The GR20's Corsican name, Fra li Monti, means 'across the mountains,' and it earns the description. Stretching 180 km (112 mi) from Calenzana in the northwest to Conca in the southeast, the trail runs along the island's main granite ridge through 16 stages, each taking between five and eight hours of sustained effort. Total elevation gain across the route exceeds 11,000 m (36,089 ft). There are no recovery days built into the standard itinerary. There are no easy sections at the start to ease you in. Stage one climbs above the height of Ben Nevis on the day you leave Calenzana.

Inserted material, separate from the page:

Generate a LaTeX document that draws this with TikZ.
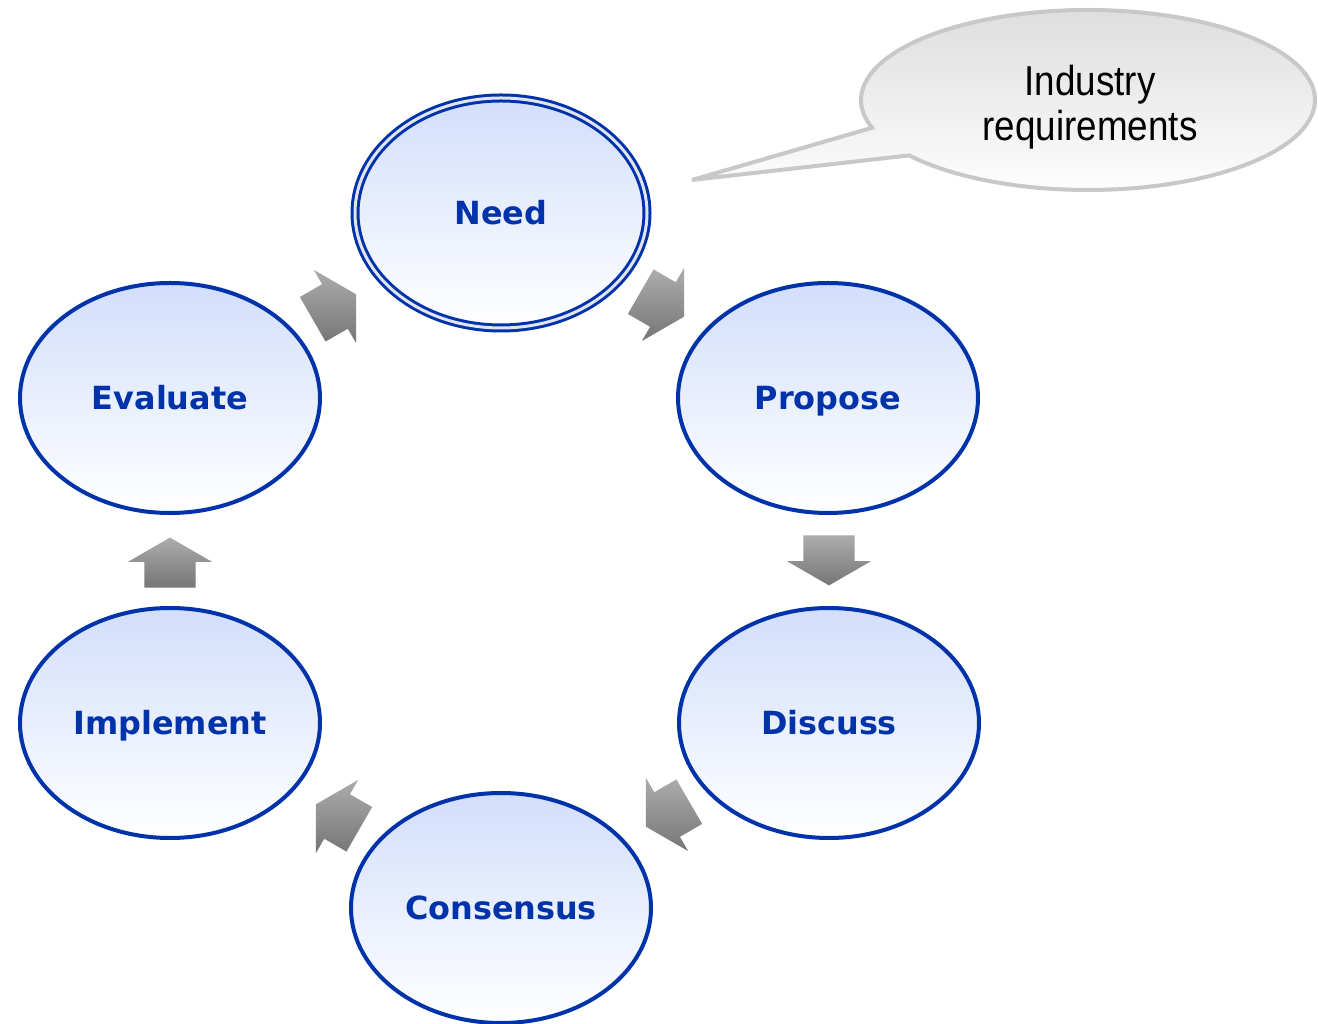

The trail divides naturally at Vizzavona, a village with rail connection and hotel accommodation at the midpoint. The northern half, from Calenzana to Vizzavona, is the more technically demanding: it crosses the Cintu and Ritondu massifs through rocky passages, chains on steep sections, and exposed ridge traverses. The summit of Monte Cinto at 2,706 m (8,878 ft) is accessible via a side route from Haut Asco. The southern half, from Vizzavona to Conca, is still demanding but generally less technical, with the Aiguilles de Bavella providing the visual highlight: red granite pinnacles rising above the Alta Rocca plateau between the Asinao and Paliri refuges.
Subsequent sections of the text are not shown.